**EXERCISE**. Write out, word for word, only the data from its first line to the line containing "import plotly.graph_objects as go".

**LISTED ENTRIES**.
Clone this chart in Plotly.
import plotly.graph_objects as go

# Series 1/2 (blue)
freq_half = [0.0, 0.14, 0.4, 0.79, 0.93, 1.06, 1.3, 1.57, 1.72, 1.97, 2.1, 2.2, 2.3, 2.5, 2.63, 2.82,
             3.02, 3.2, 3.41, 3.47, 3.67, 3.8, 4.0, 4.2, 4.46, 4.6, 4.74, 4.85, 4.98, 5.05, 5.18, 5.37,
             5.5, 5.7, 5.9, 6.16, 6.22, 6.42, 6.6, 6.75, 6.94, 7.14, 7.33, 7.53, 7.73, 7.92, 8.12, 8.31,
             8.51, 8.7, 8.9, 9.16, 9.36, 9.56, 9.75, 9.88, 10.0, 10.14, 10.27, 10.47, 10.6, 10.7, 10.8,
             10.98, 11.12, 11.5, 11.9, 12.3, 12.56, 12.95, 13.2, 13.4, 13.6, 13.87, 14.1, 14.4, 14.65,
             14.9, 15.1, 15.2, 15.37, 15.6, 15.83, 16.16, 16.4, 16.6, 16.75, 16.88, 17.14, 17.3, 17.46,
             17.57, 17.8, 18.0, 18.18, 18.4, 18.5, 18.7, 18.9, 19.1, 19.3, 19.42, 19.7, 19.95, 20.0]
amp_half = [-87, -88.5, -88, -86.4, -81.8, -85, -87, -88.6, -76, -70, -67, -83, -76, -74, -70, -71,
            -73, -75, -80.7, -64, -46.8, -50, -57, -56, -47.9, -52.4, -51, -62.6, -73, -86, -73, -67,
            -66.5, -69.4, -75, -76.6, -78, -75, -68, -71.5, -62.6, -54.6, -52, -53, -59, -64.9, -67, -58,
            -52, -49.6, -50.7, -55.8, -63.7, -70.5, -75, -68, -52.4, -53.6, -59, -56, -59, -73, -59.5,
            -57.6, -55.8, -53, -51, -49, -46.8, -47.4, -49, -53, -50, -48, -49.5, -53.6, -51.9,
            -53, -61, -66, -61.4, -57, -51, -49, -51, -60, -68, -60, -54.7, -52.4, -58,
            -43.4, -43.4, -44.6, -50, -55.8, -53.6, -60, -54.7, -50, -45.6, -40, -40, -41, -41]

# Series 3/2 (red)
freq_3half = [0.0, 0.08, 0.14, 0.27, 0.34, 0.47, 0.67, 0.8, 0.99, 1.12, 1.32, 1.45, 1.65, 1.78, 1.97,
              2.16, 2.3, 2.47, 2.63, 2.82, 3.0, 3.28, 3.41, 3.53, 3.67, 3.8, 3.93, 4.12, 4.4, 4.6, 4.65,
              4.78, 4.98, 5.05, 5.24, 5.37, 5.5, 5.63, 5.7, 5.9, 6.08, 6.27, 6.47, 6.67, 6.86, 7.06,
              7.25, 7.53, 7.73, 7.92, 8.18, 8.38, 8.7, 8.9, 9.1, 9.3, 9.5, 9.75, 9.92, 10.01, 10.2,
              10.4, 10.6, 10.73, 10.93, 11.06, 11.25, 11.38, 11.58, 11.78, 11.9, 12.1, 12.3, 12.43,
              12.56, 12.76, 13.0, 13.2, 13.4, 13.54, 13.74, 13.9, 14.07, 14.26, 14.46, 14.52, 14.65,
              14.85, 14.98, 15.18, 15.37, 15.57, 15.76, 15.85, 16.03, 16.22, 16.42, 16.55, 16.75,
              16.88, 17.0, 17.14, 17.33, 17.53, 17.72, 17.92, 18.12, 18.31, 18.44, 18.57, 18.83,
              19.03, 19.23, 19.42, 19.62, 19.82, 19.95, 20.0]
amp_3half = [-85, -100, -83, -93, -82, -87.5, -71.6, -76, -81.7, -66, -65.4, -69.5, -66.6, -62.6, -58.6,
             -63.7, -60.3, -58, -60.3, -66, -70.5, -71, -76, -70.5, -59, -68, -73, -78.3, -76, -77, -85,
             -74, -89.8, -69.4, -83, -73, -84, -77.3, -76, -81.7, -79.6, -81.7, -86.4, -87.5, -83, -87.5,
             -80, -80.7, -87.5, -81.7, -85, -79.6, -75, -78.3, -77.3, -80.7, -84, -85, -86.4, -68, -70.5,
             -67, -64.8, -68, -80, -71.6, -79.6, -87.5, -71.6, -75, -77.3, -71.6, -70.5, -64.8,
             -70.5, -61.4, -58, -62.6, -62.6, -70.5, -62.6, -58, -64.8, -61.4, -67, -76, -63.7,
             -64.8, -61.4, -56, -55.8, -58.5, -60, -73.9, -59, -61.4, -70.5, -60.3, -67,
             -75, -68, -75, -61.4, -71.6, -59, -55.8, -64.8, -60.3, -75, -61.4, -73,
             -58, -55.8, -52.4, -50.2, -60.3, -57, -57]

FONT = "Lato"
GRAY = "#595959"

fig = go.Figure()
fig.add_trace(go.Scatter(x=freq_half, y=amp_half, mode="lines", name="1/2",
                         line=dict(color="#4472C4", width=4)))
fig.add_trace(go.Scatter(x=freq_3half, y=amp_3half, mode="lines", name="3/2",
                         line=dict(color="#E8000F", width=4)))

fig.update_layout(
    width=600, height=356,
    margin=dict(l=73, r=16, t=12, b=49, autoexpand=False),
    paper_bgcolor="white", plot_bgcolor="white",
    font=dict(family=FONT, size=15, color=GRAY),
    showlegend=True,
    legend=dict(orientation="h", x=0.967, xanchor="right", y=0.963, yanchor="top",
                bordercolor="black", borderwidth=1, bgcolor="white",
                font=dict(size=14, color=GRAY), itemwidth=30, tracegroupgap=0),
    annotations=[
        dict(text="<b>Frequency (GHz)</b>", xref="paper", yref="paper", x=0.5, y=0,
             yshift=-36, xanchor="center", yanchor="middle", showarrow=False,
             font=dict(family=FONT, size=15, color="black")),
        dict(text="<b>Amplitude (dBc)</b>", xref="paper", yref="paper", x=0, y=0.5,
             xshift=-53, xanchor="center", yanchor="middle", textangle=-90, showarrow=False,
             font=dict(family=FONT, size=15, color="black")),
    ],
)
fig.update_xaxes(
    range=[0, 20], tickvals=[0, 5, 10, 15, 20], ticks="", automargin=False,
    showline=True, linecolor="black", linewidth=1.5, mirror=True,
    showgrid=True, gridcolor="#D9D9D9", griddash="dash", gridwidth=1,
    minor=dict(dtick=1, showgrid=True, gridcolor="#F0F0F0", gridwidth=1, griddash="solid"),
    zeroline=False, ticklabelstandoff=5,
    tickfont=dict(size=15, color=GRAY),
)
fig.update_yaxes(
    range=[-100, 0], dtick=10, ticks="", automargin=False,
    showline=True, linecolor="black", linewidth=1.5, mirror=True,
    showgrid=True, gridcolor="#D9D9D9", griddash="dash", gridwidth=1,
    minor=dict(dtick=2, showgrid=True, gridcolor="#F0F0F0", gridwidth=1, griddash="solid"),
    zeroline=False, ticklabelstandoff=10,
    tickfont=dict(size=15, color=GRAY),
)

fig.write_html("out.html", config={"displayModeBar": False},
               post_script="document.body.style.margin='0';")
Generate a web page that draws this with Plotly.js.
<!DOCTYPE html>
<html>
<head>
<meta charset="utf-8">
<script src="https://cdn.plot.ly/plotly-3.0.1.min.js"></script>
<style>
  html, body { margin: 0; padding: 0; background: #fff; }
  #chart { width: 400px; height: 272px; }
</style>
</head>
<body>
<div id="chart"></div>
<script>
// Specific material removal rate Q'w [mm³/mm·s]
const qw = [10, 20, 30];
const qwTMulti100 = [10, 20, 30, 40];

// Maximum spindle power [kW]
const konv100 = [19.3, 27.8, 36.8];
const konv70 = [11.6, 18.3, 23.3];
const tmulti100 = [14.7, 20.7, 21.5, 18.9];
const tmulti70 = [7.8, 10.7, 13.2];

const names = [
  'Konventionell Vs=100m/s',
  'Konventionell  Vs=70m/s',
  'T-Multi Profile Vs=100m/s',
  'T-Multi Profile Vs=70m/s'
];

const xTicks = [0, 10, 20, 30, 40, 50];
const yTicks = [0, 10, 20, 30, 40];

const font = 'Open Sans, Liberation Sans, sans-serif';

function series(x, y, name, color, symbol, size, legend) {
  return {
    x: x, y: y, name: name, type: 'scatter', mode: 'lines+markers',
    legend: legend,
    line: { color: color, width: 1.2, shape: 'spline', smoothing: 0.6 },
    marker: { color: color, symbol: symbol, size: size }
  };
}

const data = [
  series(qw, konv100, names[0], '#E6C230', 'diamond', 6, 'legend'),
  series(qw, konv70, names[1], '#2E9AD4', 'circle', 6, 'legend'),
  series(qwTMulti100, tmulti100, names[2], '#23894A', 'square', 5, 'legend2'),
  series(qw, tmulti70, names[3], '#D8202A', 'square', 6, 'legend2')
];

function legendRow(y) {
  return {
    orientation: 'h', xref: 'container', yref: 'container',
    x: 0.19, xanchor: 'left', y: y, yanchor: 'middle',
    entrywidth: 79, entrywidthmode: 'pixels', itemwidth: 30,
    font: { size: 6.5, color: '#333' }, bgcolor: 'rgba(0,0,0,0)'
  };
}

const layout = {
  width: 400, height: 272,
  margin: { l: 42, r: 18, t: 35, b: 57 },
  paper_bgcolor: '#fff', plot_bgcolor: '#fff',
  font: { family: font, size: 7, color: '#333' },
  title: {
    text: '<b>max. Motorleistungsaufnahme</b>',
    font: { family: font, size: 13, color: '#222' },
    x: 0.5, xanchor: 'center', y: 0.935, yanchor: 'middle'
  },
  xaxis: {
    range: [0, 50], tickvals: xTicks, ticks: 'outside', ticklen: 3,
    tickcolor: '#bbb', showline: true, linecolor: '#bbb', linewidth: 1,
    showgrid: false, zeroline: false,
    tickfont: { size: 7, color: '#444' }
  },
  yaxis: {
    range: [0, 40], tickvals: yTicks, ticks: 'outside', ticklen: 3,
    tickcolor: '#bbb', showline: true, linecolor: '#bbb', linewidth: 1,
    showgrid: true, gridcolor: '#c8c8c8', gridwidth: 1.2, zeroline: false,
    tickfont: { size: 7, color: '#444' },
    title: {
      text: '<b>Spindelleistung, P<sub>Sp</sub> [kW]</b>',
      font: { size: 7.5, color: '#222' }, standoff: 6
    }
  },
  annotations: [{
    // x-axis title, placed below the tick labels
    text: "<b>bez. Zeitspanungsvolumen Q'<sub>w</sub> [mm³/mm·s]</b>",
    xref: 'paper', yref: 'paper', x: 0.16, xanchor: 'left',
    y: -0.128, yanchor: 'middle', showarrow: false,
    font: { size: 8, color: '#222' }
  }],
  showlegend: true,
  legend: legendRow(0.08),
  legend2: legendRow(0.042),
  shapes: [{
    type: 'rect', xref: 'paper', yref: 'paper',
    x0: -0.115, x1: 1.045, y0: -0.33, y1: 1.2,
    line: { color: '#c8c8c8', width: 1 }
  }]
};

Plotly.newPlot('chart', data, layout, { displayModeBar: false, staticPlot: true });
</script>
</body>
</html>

**TASK RESULT**.
Clone this chart in Plotly.
import plotly.graph_objects as go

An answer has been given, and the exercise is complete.